Aim of the exercise: In the records below, find each line containing the word "with" and copy it.
--------------------
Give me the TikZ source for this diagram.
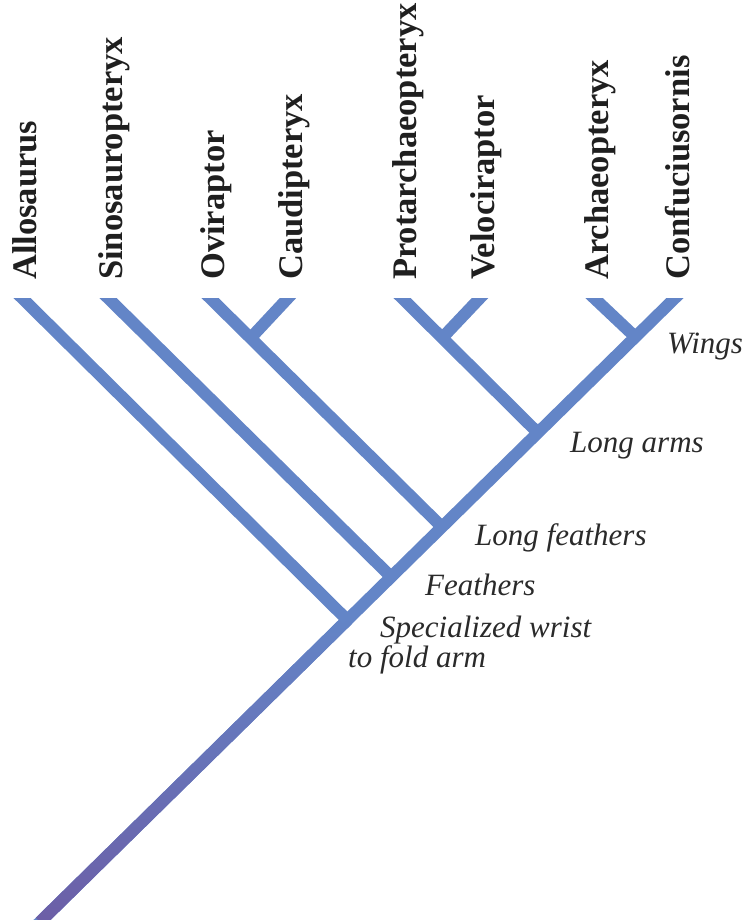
\documentclass[tikz,border=0pt]{standalone}
\usepackage{fontspec}
\setmainfont{Liberation Serif}
\usetikzlibrary{calc}

\definecolor{treeblue}{RGB}{99,133,199}
\definecolor{treepurple}{RGB}{108,94,166}
\definecolor{traitgray}{RGB}{42,42,42}

\tikzset{
  branch/.style={draw=treeblue, line width=12pt},
  taxon/.style={rotate=90, anchor=base west, inner sep=0pt, text=black!88,
    font=\bfseries\fontsize{34.5}{34.5}\selectfont},
  trait/.style={anchor=base west, inner sep=0pt, text=traitgray, align=left,
    font=\itshape\fontsize{31}{30}\selectfont},
}

\begin{document}
\begin{tikzpicture}[x=1pt,y=-1pt]
  \useasboundingbox (0,0) rectangle (745,920);

  % Root and tip of the main line
  \coordinate (root) at (40,922);
  \coordinate (conf) at (675,298);

  % Junctions on the main line
  \coordinate (wrist) at ($(root)!0.484!(conf)$);
  \coordinate (feath) at ($(root)!0.553!(conf)$);
  \coordinate (lfeath) at ($(root)!0.633!(conf)$);
  \coordinate (larms) at ($(root)!0.784!(conf)$);
  \coordinate (wings) at ($(root)!0.9375!(conf)$);

  % Tips of the side branches
  \coordinate (allo) at (22,298);
  \coordinate (sino) at (108,298);
  \coordinate (ovi) at (210,298);
  \coordinate (caud) at (288,298);
  \coordinate (prot) at (402,298);
  \coordinate (velo) at (480,298);
  \coordinate (arch) at (594,298);

  % Small forks
  \coordinate (ovifork) at ($(lfeath)!0.825!(ovi)$);
  \coordinate (protfork) at ($(larms)!0.704!(prot)$);

  % Branches, cut flat at the top
  \begin{scope}
    \clip (0,298) rectangle (745,930);
    \draw[branch, shorten <=-10pt, shorten >=-15pt] (root) -- (conf);
    \shade[top color=treeblue, bottom color=treepurple]
      ($(root)!6pt!90:(wrist)$) -- ($(root)!6pt!-90:(wrist)$) --
      ($(wrist)!6pt!90:(root)$) -- ($(wrist)!6pt!-90:(root)$) -- cycle;
    \draw[branch, shorten >=-15pt] (wrist) -- (allo);
    \draw[branch, shorten >=-15pt] (feath) -- (sino);
    \draw[branch, shorten >=-15pt] (lfeath) -- (ovi);
    \draw[branch, shorten >=-15pt] (ovifork) -- (caud);
    \draw[branch, shorten >=-15pt] (larms) -- (prot);
    \draw[branch, shorten >=-15pt] (protfork) -- (velo);
    \draw[branch, shorten >=-15pt] (wings) -- (arch);
  \end{scope}

  % Taxon names
  \foreach \tip/\name in {allo/Allosaurus, sino/Sinosauropteryx, ovi/Oviraptor,
      caud/Caudipteryx, prot/Protarchaeopteryx, velo/Velociraptor,
      arch/Archaeopteryx, conf/Confuciusornis} {
    \node[taxon] (\tip lab) at ($(\tip)+(14,-18)$) {\name};
  }

  % Traits
  \node[trait] (wingslab) at (667,353) {Wings};
  \node[trait] (larmslab) at (570,452) {Long arms};
  \node[trait] (lfeathlab) at (475,545) {Long feathers};
  \node[trait] (feathlab) at (425,595) {Feathers};
  \node[trait] (wristlab) at (348,667) {\hspace*{32pt}Specialized wrist\\to fold arm};

\end{tikzpicture}
\end{document}
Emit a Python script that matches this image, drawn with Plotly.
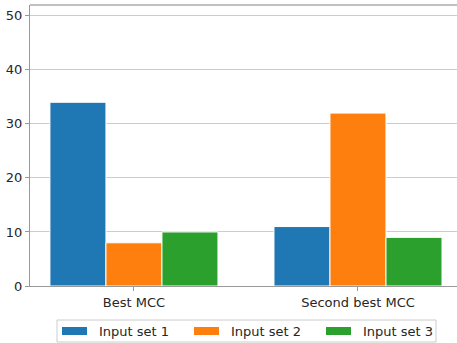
import plotly.graph_objects as go

categories = ["Best MCC", "Second best MCC"]
series_names = ["Input set 1", "Input set 2", "Input set 3"]
series_values = [
    [34, 11],
    [8, 32],
    [10, 9],
]
colors = ["#1f77b4", "#ff7f0e", "#2ca02c"]
y_ticks = [0, 10, 20, 30, 40, 50]

W, H = 457, 343
L, R, T, B = 30, 0, 5, 57
pw, ph = W - L - R, H - T - B


def px_x(p):
    return (p - L) / pw


def px_y(p):
    return (H - B - p) / ph


fig = go.Figure()
for name, vals, col in zip(series_names, series_values, colors):
    fig.add_trace(go.Bar(
        x=categories, y=vals, name=name,
        marker=dict(color=col, line=dict(color="white", width=1)),
    ))

font = dict(family="DejaVu Sans", size=13, color="#262626")
fig.update_layout(
    width=W, height=H,
    margin=dict(l=L, r=R, t=T, b=B, autoexpand=False),
    plot_bgcolor="white", paper_bgcolor="white",
    barmode="group", bargap=0.25, bargroupgap=0,
    font=font,
    showlegend=False,
    xaxis=dict(
        type="category", range=[-0.464, 1.442],
        showline=True, linecolor="#999999", linewidth=1,
        ticks="outside", ticklen=4, tickcolor="#999999",
        showgrid=False, zeroline=False,
    ),
    yaxis=dict(
        range=[0, 52], tickvals=y_ticks,
        showline=True, linecolor="#999999", linewidth=1,
        ticks="outside", ticklen=4, tickcolor="#999999",
        showgrid=True, gridcolor="#cccccc", gridwidth=1,
        zeroline=False,
    ),
)
# top border of the plotting area
fig.add_shape(type="line", xref="paper", yref="paper", x0=0, x1=1, y0=1, y1=1,
              line=dict(color="#c0c0c0", width=2))

# legend below the axes: framed box with wide colour patches
fig.add_shape(type="rect", xref="paper", yref="paper",
              x0=px_x(57), x1=px_x(436), y0=px_y(342), y1=px_y(320),
              line=dict(color="#cccccc", width=1), fillcolor="white", layer="above")
for i, (name, col) in enumerate(zip(series_names, colors)):
    x0 = 62 + 132 * i
    fig.add_shape(type="rect", xref="paper", yref="paper",
                  x0=px_x(x0), x1=px_x(x0 + 25), y0=px_y(335), y1=px_y(327),
                  line=dict(width=0), fillcolor=col, layer="above")
    fig.add_annotation(xref="paper", yref="paper", x=px_x(x0 + 35), y=px_y(331),
                       text=name, showarrow=False, xanchor="left", yanchor="middle",
                       font=font)

fig.write_html("out.html")
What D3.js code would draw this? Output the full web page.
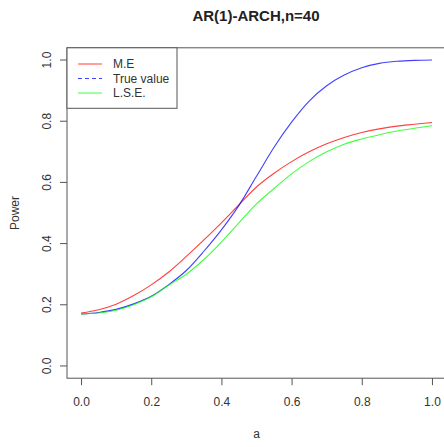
<!DOCTYPE html>
<html>
<head>
<meta charset="utf-8">
<script src="https://cdn.jsdelivr.net/npm/d3@7"></script>
<style>
  html, body { margin: 0; padding: 0; background: #fff; }
  svg { display: block; font-family: "Liberation Sans", Arial, sans-serif; }
</style>
</head>
<body>
<svg id="chart" width="444" height="447"></svg>
<script>
// Power curves for the AR(1)-ARCH test, n = 40
const aValues = [0, 0.05, 0.1, 0.15, 0.2, 0.25, 0.3, 0.35, 0.4, 0.45, 0.5,
                 0.55, 0.6, 0.65, 0.7, 0.75, 0.8, 0.85, 0.9, 0.95, 1.0];
const powerME = [0.173, 0.184, 0.202, 0.230, 0.265, 0.307, 0.358, 0.412, 0.468, 0.527, 0.585,
                 0.630, 0.668, 0.700, 0.726, 0.747, 0.763, 0.775, 0.784, 0.790, 0.796];
const powerTrue = [0.170, 0.175, 0.185, 0.203, 0.228, 0.266, 0.312, 0.375, 0.445, 0.525, 0.620,
                   0.715, 0.797, 0.866, 0.916, 0.951, 0.975, 0.989, 0.996, 0.999, 1.000];
const powerLSE = [0.170, 0.173, 0.182, 0.200, 0.226, 0.264, 0.300, 0.348, 0.405, 0.468, 0.530,
                  0.580, 0.628, 0.668, 0.700, 0.725, 0.742, 0.756, 0.768, 0.777, 0.785];
const xTicks = [0, 0.2, 0.4, 0.6, 0.8, 1.0];
const yTicks = [0, 0.2, 0.4, 0.6, 0.8, 1.0];
const seriesNames = ["M.E", "True value", "L.S.E."];
const seriesColors = ["#ff0000", "#0000ff", "#00ff00"];

const svg = d3.select("#chart");
const plot = { left: 67, right: 446, top: 47.8, bottom: 378.2 };

const x = d3.scaleLinear().domain([-0.04, 1.04]).range([plot.left, plot.right]);
const y = d3.scaleLinear().domain([-0.04, 1.04]).range([plot.bottom, plot.top]);

const axisColor = "#555";
const textColor = "#333";

// Title
svg.append("text")
  .attr("x", 256).attr("y", 20.5)
  .attr("text-anchor", "middle")
  .attr("font-size", 15).attr("font-weight", "bold")
  .attr("fill", "#222")
  .text("AR(1)-ARCH,n=40");

// Axes
const xAxis = d3.axisBottom(x).tickValues(xTicks).tickFormat(d3.format(".1f")).tickSize(7).tickPadding(12);
const gx = svg.append("g").attr("transform", `translate(0,${plot.bottom})`).call(xAxis);
gx.select(".domain").remove();
gx.selectAll("line").attr("stroke", axisColor);
gx.selectAll("text").attr("font-size", 12).attr("fill", textColor)
  .attr("font-family", "Liberation Sans, Arial, sans-serif");

const yAxis = d3.axisLeft(y).tickValues(yTicks).tickFormat(d3.format(".1f")).tickSize(7);
const gy = svg.append("g").attr("transform", `translate(${plot.left},0)`).call(yAxis);
gy.select(".domain").remove();
gy.selectAll("line").attr("stroke", axisColor);
gy.selectAll("text")
  .attr("font-size", 12).attr("fill", textColor)
  .attr("font-family", "Liberation Sans, Arial, sans-serif")
  .attr("x", 0).attr("dy", null)
  .attr("text-anchor", "middle")
  .attr("transform", d => `translate(-20,${y(d)}) rotate(-90)`)
  .attr("y", 0)
  .attr("dominant-baseline", "central");
gy.selectAll(".tick").attr("transform", null);
gy.selectAll(".tick line").attr("y1", d => y(d)).attr("y2", d => y(d));

// Plot frame
svg.append("rect")
  .attr("x", plot.left).attr("y", plot.top)
  .attr("width", plot.right - plot.left).attr("height", plot.bottom - plot.top)
  .attr("fill", "none").attr("stroke", axisColor).attr("stroke-width", 1);

// Axis titles
svg.append("text")
  .attr("x", x(0.5)).attr("y", 438)
  .attr("text-anchor", "middle").attr("font-size", 12).attr("fill", textColor)
  .text("a");
svg.append("text")
  .attr("transform", `translate(19,${(plot.top + plot.bottom) / 2}) rotate(-90)`)
  .attr("text-anchor", "middle").attr("font-size", 12).attr("fill", textColor)
  .text("Power");

// Curves
const line = d3.line()
  .x((d, i) => x(aValues[i]))
  .y(d => y(d))
  .curve(d3.curveMonotoneX);

const series = [powerME, powerTrue, powerLSE];
series.forEach((vals, k) => {
  svg.append("path")
    .datum(vals)
    .attr("d", line)
    .attr("fill", "none")
    .attr("stroke", seriesColors[k])
    .attr("stroke-opacity", 0.75)
    .attr("stroke-width", 1.1);
});

// Legend
const legend = svg.append("g");
legend.append("rect")
  .attr("x", plot.left).attr("y", plot.top)
  .attr("width", 110).attr("height", 60.5)
  .attr("fill", "#fff").attr("stroke", axisColor).attr("stroke-width", 1);
seriesNames.forEach((name, k) => {
  const yy = 64 + k * 14.5;
  legend.append("line")
    .attr("x1", 78).attr("x2", 102).attr("y1", yy).attr("y2", yy)
    .attr("stroke", seriesColors[k]).attr("stroke-opacity", 0.75)
    .attr("stroke-dasharray", k === 1 ? "4,3" : null);
  legend.append("text")
    .attr("x", 113).attr("y", yy)
    .attr("dominant-baseline", "central")
    .attr("font-size", 12).attr("fill", textColor)
    .text(name);
});
</script>
</body>
</html>
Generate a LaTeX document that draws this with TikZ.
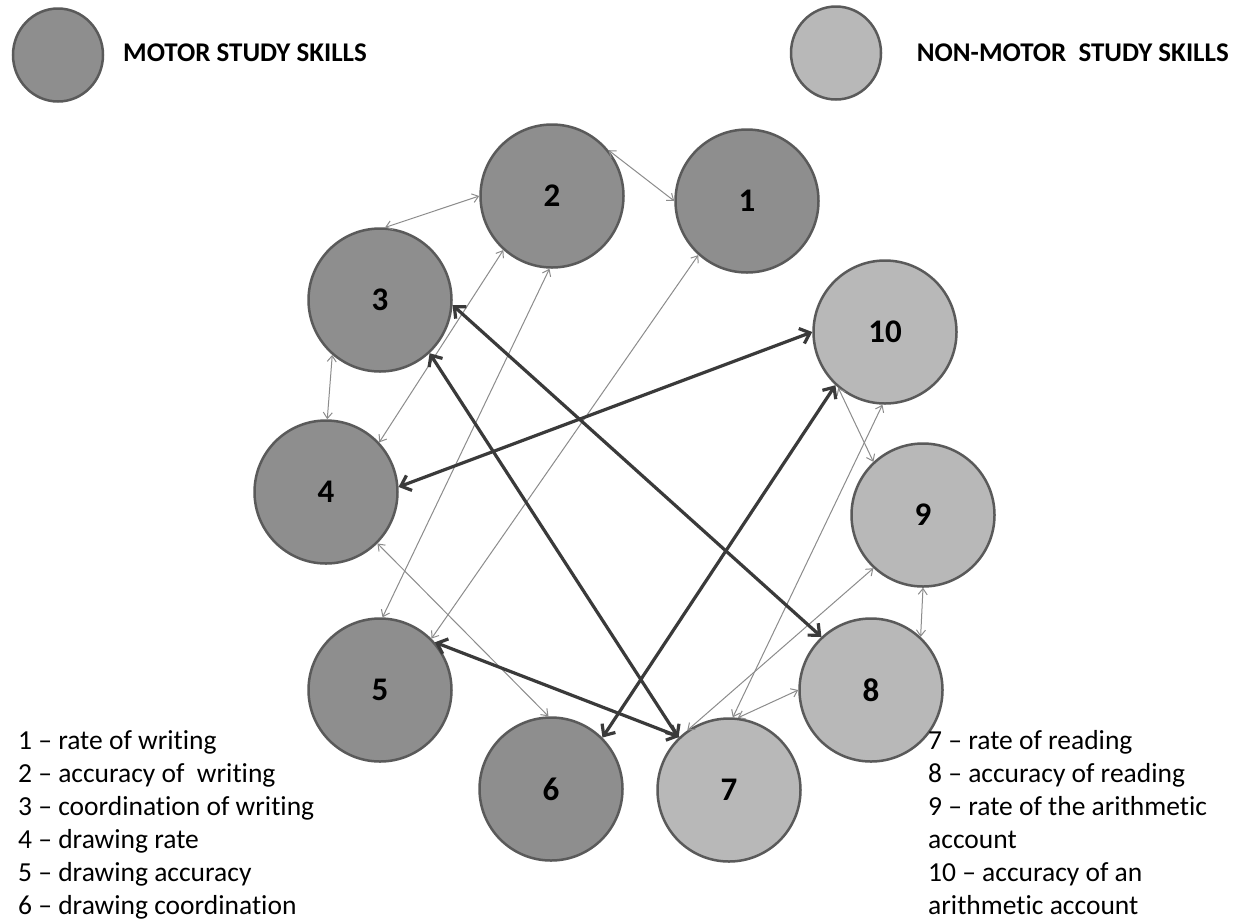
--------------------
Correct output:
Emit a Python script that matches this image, drawn with Plotly.
# legend below the axes: framed box with wide colour patches
Generate a LaTeX document that draws this with TikZ.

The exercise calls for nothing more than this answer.